1969 : je ne suis pas un homme. Je
suis une pauvre tapette que les flics adorent tabasser quand ils descendent dans le bar où je drague. Mais à New York, c'est la révolution. Trois jours que les travelos gueulent leur colère dans
la rue. Des types en cuir qui hurlent des choses du style : « Plus jamais on ne va la fermer. Vous allez nous entendre crier jusqu'au fond de vos tombes. » Je suis assis sous une porte
cochère et je regarde cette foule de pédés déchainés. Demain, peut-être, plus aucun flic n'osera me frapper. Ça serait trop cool.
1998 : je ne suis pas un homme. Un
homme, au moins, a le droit de se marier. À moi, on laisse le choix entre un mariage avec une femme et une sorte de sous-mariage auquel on n'a même pas donné de nom convenable. Le PACS, ça
s'appelle. Et si je veux embrasser mon mec dans la rue, ou me promener avec lui, main dans la main, il vaut mieux que je soie une femme. Sinon, je prendrais sur la tronche. Tous les amours ne
sont pas bons à afficher. Quand je vous dis que je ne suis pas un homme.
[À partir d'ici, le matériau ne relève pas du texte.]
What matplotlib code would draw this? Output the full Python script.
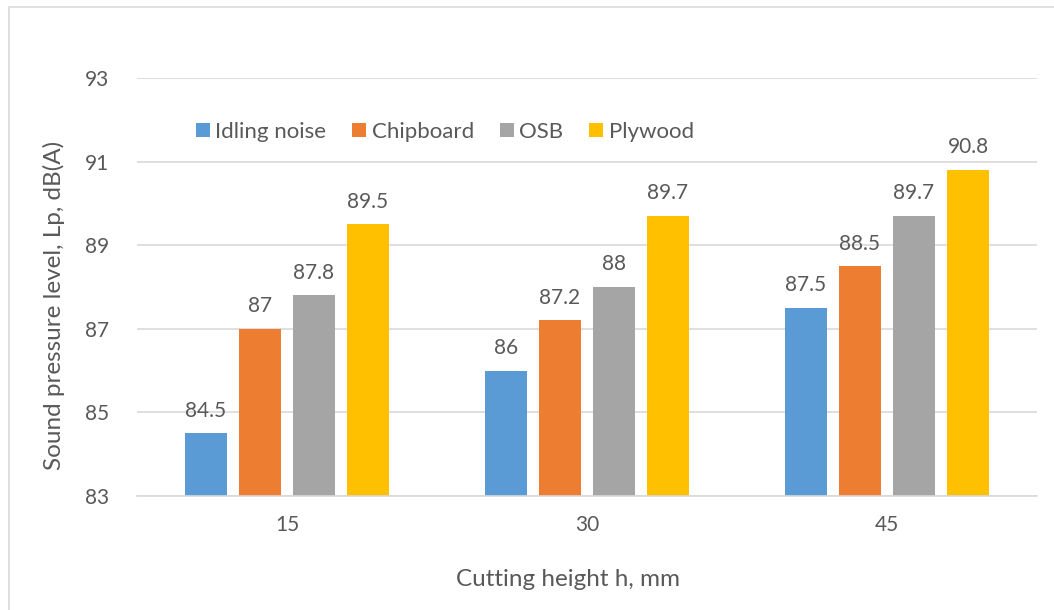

2008 : je ne suis pas un homme. Je
vis en Belgique, ce pays merveilleux où les homos peuvent se marier et adopter des gosses. Mais j'habite un de ces petits coins de province où, si tout le monde sait que j'en suis, on préfère
quand même que cela ne se sache pas trop. Et je ne peux toujours pas embrasser mon mec dans la rue. J'ai essayé, un jour. Et je me suis pris un coup de poing dans la gueule. Je n'ai pas porté
plainte. Pourquoi ? Sans doute parce qu'au fond de moi, quelque chose me dit que je ne suis pas un homme et que ce coup de poing dans la gueule, je l'ai bien mérité.
2010 : je suis un homme. Parce
qu'un homme, c'est un type qui a des droits. Les droits auquel il a droit. On m'a donné in extremis le droit de donner du sang. Avant, je ne pouvais pas. Mais il reste un poil qui gratte
quand même. Mes amis cathos me disent que j'irai en enfer. Je leur réponds que le dieu auquel je crois m'a fait pédé. Parce qu'il faut des pédés dans le monde. Les pédés, c'est nécessaire à
l'équilibre du monde. S'il y avait pas de pédés, le monde il irait mal. Et puis d'ailleurs, les religions les plus homophobes, elles sont monothéistes. Pourquoi ? Ben, parce qu'elles n'ont qu'un
seul dieu et qu'elles veulent donc couper tout ce qui dépasse. Mais ça, hein, c'est mon opinion. Et j'ai le droit d'avoir une opinion parce que je suis un homme. Et parce que je suis un homme,
j'ai le droit de dire qui je suis et ce en quoi je crois. La dernière des révolutions des homos, elle portera sur la spiritualité. Grâce à eux, les églises, derniers bastions de la haine,
deviendront enfin des portes sur l'amour. Vas-y, chéri, dis-nous qui tu es et dis-nous qui tu aimes. Parce que c'est cela, être un homme.